There's an easy explanation for your test results.
Terrastore master database is based on BDBJE, which is a
log-structured database where deleted entries get actually deleted
asynchronously by two dedicated threads: the cleaner and the
checkpointer; for performance reason, as a good-enough heuristic,
they're currently configured in Terrastore to run after 20 MBs of
written data for the former, and 50 MBs for the latter (so that the
checkpointer doesn't run too often and also compacts data from more
cleaning rounds); in your case, you wrote too few data and so they
didn't run nor clean anything.
They're configured in the terracotta-config xml file under the
following properties:
l2.berkeleydb.je.cleaner.bytesInterval
l2.berkeleydb.je.checkpointer.bytesInterval
For more information about the cleaner and checkpointer threads, and
some more properties you may want to tweak, you can start with the
following, and then get back here with questions ;)

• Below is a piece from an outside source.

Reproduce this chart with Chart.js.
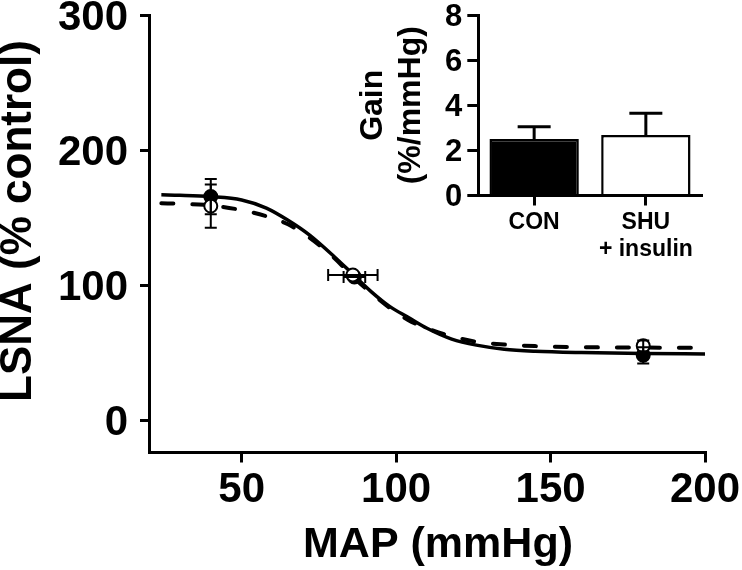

http://download.oracle.com/docs/cd/E17277_02/html/GettingStartedGuide/backgroundthreads.html
sorry for the late response.
You are correct, the Terrastore server startup sequence actually
causes some (~1000) synchronous disk writes by the master side:
technically speaking, it creates 1024 clustered locks needed to manage
internal concurrency levels, and it does so synchronously to address a
Terracotta bug.
Apart from the heavy (but limited in time) disk usage, the only issue
is that those locks are (currently) never removed from disk, even if
the owner server dies, but that shouldn't cause any particular grow of
jdb files, unless you have a very high server restart rate; and btw,
this will be fixed in future versions.
Hope that answers your concerns :)
Cheers,
Sergio B.
--
Sergio Bossa
http://www.linkedin.com/in/sergiob
Excellent. Just knowing that these things are known and that fixes
are in the queue helps. Thanks again!